#### GOAL:
Return the line containing "Clone this chart in Plotly.", the line containing "return (px - L) / pw", and every line between them, exactly as they stand. Output nothing else.

#### STORED DATA:
————————

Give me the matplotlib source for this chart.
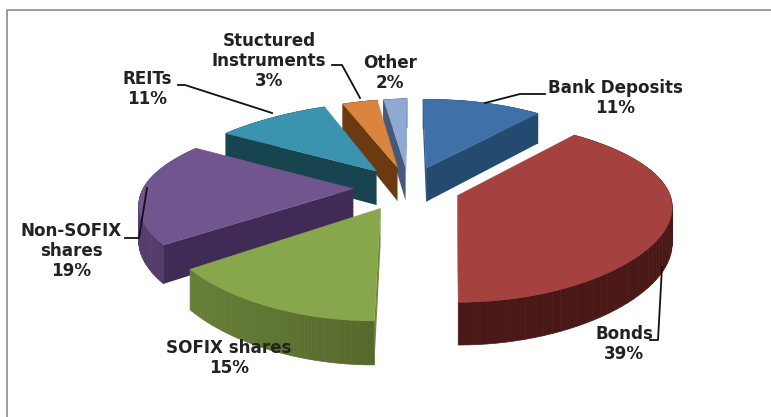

————————

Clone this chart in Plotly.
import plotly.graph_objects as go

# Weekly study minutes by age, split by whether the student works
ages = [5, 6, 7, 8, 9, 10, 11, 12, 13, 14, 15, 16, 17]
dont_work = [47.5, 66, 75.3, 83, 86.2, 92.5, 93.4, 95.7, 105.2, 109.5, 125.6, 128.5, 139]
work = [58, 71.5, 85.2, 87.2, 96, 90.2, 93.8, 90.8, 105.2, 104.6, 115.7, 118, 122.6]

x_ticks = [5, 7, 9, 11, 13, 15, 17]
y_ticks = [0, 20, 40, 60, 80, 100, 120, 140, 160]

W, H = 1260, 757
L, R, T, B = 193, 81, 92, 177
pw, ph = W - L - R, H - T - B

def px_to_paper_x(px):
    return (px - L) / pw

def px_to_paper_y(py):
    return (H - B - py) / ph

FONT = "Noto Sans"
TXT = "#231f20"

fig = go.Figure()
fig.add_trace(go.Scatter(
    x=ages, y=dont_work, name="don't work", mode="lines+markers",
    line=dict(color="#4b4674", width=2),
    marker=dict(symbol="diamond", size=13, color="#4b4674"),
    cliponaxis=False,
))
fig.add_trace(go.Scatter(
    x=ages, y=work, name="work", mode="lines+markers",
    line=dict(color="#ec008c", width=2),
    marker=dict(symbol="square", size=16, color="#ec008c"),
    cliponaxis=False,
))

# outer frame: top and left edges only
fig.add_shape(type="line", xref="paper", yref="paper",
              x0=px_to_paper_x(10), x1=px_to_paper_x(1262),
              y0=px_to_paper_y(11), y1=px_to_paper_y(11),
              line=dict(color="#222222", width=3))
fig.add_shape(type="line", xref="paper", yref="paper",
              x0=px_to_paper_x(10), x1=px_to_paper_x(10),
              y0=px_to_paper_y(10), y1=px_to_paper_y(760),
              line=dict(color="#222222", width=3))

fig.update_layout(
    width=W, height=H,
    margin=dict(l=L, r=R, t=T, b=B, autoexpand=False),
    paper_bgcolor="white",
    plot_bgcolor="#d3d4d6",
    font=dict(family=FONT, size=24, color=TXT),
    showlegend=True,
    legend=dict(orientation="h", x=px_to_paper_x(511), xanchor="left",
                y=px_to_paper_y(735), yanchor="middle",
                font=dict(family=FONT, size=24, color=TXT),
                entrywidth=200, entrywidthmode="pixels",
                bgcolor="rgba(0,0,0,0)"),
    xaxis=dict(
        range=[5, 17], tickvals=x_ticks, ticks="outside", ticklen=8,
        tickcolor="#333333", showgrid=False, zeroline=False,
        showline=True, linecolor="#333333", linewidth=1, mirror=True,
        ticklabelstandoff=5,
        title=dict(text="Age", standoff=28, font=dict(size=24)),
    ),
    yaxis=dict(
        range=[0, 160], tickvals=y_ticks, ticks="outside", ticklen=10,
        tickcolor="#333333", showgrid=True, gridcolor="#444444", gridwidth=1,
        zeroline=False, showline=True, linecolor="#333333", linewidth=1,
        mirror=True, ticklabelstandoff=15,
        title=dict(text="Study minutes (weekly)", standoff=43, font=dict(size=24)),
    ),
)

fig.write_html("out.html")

————————

#### EXERCISE ANSWER:
Clone this chart in Plotly.
import plotly.graph_objects as go

# Weekly study minutes by age, split by whether the student works
ages = [5, 6, 7, 8, 9, 10, 11, 12, 13, 14, 15, 16, 17]
dont_work = [47.5, 66, 75.3, 83, 86.2, 92.5, 93.4, 95.7, 105.2, 109.5, 125.6, 128.5, 139]
work = [58, 71.5, 85.2, 87.2, 96, 90.2, 93.8, 90.8, 105.2, 104.6, 115.7, 118, 122.6]

x_ticks = [5, 7, 9, 11, 13, 15, 17]
y_ticks = [0, 20, 40, 60, 80, 100, 120, 140, 160]

W, H = 1260, 757
L, R, T, B = 193, 81, 92, 177
pw, ph = W - L - R, H - T - B

def px_to_paper_x(px):
    return (px - L) / pw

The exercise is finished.